Set down the data below from its first line to the line holding "Visa kultur- och", inclusive; omit all pictures.

----

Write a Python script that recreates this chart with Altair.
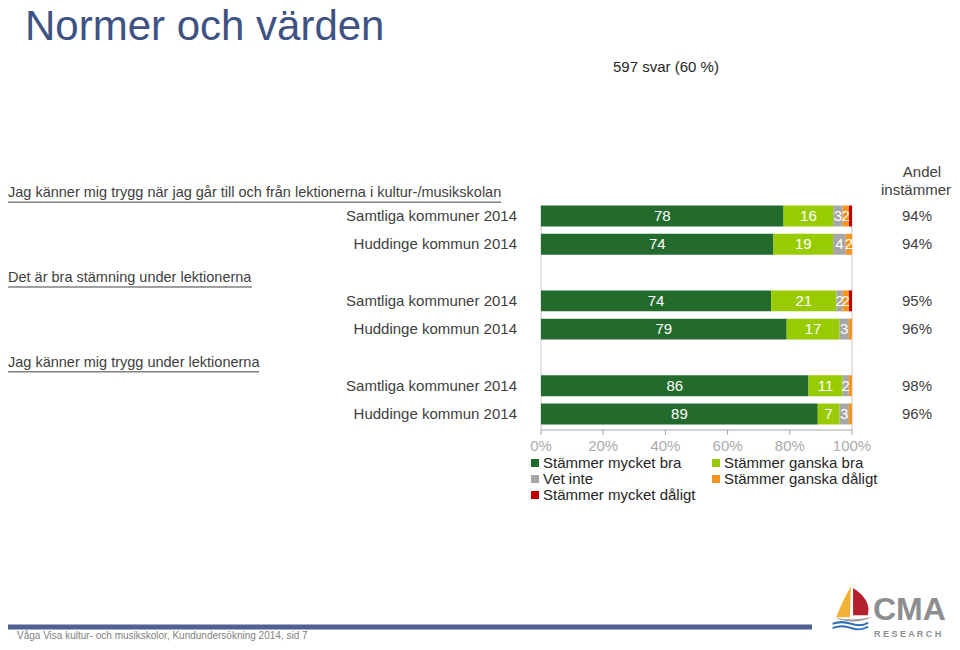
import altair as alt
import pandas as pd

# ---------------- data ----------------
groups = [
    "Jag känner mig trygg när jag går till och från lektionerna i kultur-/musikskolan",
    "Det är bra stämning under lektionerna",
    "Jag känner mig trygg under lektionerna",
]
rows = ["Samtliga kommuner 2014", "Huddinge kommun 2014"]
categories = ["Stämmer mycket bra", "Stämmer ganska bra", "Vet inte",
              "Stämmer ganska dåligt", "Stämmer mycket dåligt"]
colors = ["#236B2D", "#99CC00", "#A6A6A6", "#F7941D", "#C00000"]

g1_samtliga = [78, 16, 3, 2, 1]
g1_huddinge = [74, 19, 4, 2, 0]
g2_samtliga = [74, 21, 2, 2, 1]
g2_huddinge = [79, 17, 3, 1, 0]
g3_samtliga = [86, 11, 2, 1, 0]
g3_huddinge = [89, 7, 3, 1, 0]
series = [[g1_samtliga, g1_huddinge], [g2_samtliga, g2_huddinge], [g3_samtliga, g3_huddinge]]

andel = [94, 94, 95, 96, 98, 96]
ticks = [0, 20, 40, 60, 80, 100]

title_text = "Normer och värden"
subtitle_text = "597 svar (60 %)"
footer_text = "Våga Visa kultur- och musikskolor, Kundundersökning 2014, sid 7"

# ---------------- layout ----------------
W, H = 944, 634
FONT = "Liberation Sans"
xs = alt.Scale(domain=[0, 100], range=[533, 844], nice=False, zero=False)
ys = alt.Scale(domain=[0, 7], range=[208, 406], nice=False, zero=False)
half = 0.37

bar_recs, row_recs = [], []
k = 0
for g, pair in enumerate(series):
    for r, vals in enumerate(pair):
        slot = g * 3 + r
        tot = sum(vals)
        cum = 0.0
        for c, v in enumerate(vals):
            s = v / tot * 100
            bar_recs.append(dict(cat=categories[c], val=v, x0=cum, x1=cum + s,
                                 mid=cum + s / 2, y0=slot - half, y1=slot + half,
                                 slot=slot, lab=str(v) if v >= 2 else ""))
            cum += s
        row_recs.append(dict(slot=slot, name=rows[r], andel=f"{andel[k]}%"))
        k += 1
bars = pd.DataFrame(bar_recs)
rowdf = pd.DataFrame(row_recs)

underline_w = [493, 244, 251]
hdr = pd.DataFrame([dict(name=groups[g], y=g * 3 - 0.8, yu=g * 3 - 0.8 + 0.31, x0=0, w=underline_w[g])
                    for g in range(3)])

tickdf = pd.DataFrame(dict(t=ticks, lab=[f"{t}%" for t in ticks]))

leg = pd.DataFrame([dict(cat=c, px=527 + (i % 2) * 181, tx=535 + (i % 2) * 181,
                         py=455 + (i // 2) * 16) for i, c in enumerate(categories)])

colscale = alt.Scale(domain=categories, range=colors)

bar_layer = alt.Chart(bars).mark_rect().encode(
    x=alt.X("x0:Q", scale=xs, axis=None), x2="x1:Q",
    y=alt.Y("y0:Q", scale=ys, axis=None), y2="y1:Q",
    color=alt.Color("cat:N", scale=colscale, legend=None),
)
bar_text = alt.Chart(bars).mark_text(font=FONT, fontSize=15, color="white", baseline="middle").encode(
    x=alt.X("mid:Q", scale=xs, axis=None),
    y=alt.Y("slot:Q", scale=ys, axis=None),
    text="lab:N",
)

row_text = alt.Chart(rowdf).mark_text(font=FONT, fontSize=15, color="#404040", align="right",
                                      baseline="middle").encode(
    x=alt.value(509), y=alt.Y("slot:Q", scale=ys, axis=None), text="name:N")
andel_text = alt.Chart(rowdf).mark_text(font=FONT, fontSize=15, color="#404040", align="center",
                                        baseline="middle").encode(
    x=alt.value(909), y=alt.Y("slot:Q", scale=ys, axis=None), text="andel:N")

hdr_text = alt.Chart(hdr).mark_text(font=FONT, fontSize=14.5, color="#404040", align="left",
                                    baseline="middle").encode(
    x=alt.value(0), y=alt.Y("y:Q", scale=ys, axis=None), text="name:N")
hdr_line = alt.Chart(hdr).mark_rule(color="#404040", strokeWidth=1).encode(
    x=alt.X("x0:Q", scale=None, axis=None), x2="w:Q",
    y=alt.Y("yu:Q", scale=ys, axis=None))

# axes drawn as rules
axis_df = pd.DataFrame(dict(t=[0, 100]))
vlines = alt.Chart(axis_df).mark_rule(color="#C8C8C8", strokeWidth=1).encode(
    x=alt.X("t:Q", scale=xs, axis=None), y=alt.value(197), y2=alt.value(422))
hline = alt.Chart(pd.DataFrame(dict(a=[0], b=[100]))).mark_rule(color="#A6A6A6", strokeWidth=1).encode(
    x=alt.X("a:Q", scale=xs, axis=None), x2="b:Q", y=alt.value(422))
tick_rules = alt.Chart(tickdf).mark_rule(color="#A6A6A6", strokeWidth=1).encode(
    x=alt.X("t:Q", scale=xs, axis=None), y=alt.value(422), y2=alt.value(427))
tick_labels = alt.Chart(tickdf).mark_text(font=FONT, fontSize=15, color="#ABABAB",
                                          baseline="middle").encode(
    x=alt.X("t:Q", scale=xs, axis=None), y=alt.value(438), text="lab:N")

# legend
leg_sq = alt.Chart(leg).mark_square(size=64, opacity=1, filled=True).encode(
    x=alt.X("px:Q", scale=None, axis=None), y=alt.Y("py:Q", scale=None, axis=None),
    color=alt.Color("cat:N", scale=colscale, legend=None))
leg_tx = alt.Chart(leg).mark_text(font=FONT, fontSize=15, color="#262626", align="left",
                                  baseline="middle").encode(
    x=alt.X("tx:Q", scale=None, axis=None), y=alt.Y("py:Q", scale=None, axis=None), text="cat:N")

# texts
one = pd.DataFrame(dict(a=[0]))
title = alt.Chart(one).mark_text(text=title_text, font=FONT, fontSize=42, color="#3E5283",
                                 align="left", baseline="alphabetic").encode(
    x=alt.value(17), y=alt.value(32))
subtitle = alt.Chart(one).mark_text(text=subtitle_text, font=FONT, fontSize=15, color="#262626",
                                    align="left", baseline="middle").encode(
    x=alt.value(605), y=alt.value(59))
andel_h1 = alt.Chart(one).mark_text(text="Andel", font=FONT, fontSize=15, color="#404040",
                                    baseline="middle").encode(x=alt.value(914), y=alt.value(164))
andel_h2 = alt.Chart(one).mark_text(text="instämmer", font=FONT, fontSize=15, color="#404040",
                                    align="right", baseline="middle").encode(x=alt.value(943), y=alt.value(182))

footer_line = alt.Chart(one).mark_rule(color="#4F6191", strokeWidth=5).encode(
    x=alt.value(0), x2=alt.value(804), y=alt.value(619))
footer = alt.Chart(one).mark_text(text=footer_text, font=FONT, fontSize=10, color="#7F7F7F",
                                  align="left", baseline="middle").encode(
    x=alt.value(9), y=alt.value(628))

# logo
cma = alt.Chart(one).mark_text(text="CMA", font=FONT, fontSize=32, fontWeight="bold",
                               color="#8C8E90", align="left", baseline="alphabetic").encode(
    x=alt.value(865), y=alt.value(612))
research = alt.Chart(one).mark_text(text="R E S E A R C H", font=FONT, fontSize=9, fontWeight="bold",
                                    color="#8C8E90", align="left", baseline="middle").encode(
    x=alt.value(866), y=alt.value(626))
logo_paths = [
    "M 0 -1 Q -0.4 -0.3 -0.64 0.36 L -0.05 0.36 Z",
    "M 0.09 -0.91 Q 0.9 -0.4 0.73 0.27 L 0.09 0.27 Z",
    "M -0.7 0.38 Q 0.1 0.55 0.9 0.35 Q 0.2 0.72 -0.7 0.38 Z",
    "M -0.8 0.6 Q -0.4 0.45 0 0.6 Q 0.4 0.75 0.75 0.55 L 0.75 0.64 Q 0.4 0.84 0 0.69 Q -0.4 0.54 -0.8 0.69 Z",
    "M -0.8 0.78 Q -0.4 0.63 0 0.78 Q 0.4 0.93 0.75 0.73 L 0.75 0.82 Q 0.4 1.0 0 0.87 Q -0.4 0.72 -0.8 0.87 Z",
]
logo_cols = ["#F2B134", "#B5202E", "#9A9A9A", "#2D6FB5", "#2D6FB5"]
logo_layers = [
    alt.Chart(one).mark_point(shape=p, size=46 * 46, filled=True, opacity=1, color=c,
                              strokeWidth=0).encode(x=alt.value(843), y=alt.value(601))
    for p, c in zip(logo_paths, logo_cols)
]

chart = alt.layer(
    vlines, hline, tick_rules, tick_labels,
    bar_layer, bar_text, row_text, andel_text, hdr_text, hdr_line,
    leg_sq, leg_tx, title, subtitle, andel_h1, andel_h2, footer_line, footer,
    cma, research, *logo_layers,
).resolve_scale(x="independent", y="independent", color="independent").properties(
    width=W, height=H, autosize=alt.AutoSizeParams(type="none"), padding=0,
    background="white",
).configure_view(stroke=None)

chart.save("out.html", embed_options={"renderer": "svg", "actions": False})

----

_Result of this task_
Write a Python script that recreates this chart with Altair.
import altair as alt
import pandas as pd

# ---------------- data ----------------
groups = [
    "Jag känner mig trygg när jag går till och från lektionerna i kultur-/musikskolan",
    "Det är bra stämning under lektionerna",
    "Jag känner mig trygg under lektionerna",
]
rows = ["Samtliga kommuner 2014", "Huddinge kommun 2014"]
categories = ["Stämmer mycket bra", "Stämmer ganska bra", "Vet inte",
              "Stämmer ganska dåligt", "Stämmer mycket dåligt"]
colors = ["#236B2D", "#99CC00", "#A6A6A6", "#F7941D", "#C00000"]

g1_samtliga = [78, 16, 3, 2, 1]
g1_huddinge = [74, 19, 4, 2, 0]
g2_samtliga = [74, 21, 2, 2, 1]
g2_huddinge = [79, 17, 3, 1, 0]
g3_samtliga = [86, 11, 2, 1, 0]
g3_huddinge = [89, 7, 3, 1, 0]
series = [[g1_samtliga, g1_huddinge], [g2_samtliga, g2_huddinge], [g3_samtliga, g3_huddinge]]

andel = [94, 94, 95, 96, 98, 96]
ticks = [0, 20, 40, 60, 80, 100]

title_text = "Normer och värden"
subtitle_text = "597 svar (60 %)"
footer_text = "Våga Visa kultur- och musikskolor, Kundundersökning 2014, sid 7"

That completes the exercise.